The lackadaisical transition defense was a problem even in a 7-1 preseason (how misleading that record looks now). The turnovers are a newer phenomenon.
Clifford calls transition defense his “non-negotiable,” as in if you refuse to run back you’ll sit. But how can he sit an entire roster?
High turnover might not be “non-negotiable,” but it would be pretty close.
“We’re just so disorganized,” Clifford said post-game. “They’re very good defensively, but we play with very little purpose. We don’t understand what wins.
“We’ve worked on it, we’ve watched it… If you’re going to look at every game that’s played, if you’re going to not run back on defense and turn the ball over, you’re gonna lose.”
Clifford didn’t sound so much angry as exasperated. The teams he coached the first two seasons in Charlotte were formulaic, but at least they stuck to the script. Half the roster was turned over in the off-season and perhaps it will take time for the message to sink in.
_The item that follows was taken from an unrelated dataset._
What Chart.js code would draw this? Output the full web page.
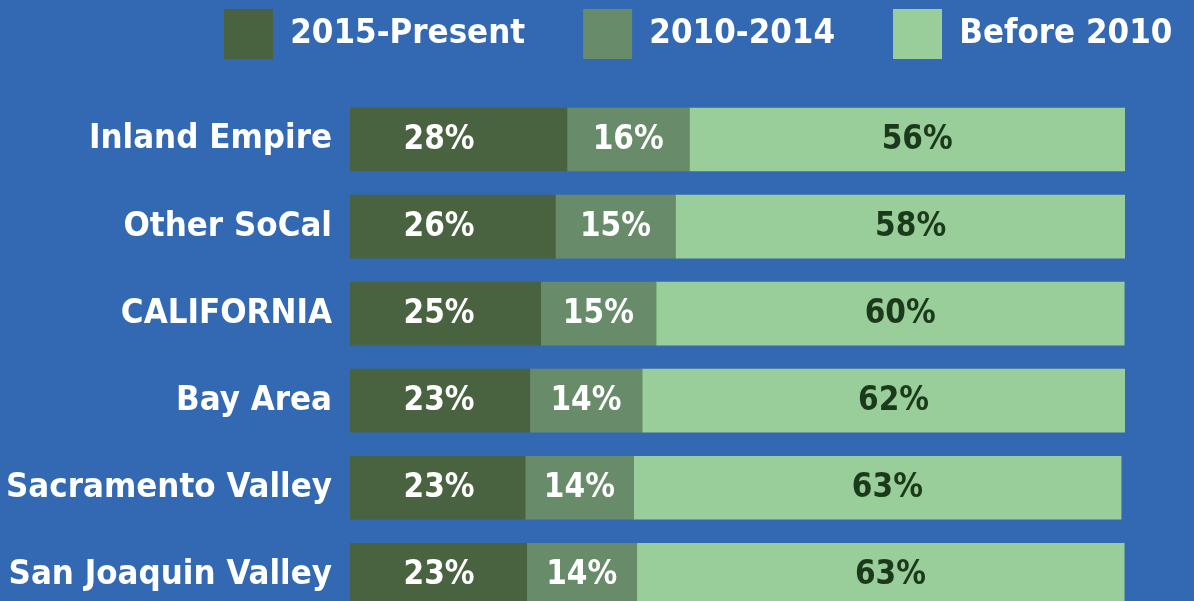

“The good thing is we’re playing hard and we have a talented team,” Clifford said. “In this league it’s not who you play so much as how you play. We might have been not that talented the past two years, but we played well: We never beat ourselves, we were disciplined and right now, for these two games, we were none of that.”
A good example would be Nicolas Batum, who has been given major ballhandling responsibility in the new, flashier offense. Batum made his first four shots for a quick 10 points, but by game’s end he had committed seven turnovers.
The good news: This is an 82-game season, not the 16-game sprint that is an NFL season. But something needs to change soon because the margin for error to qualify for the playoffs doesn’t seem high, even considering the upgraded talent on this roster.
“That can change in one day,” Clifford said hopefully. “A lot of what is happening right now is just mental. We have smart guys and you can change things in this league in one day. It’s all about where your mind is at.”
Because right now it’s about where their minds aren’t.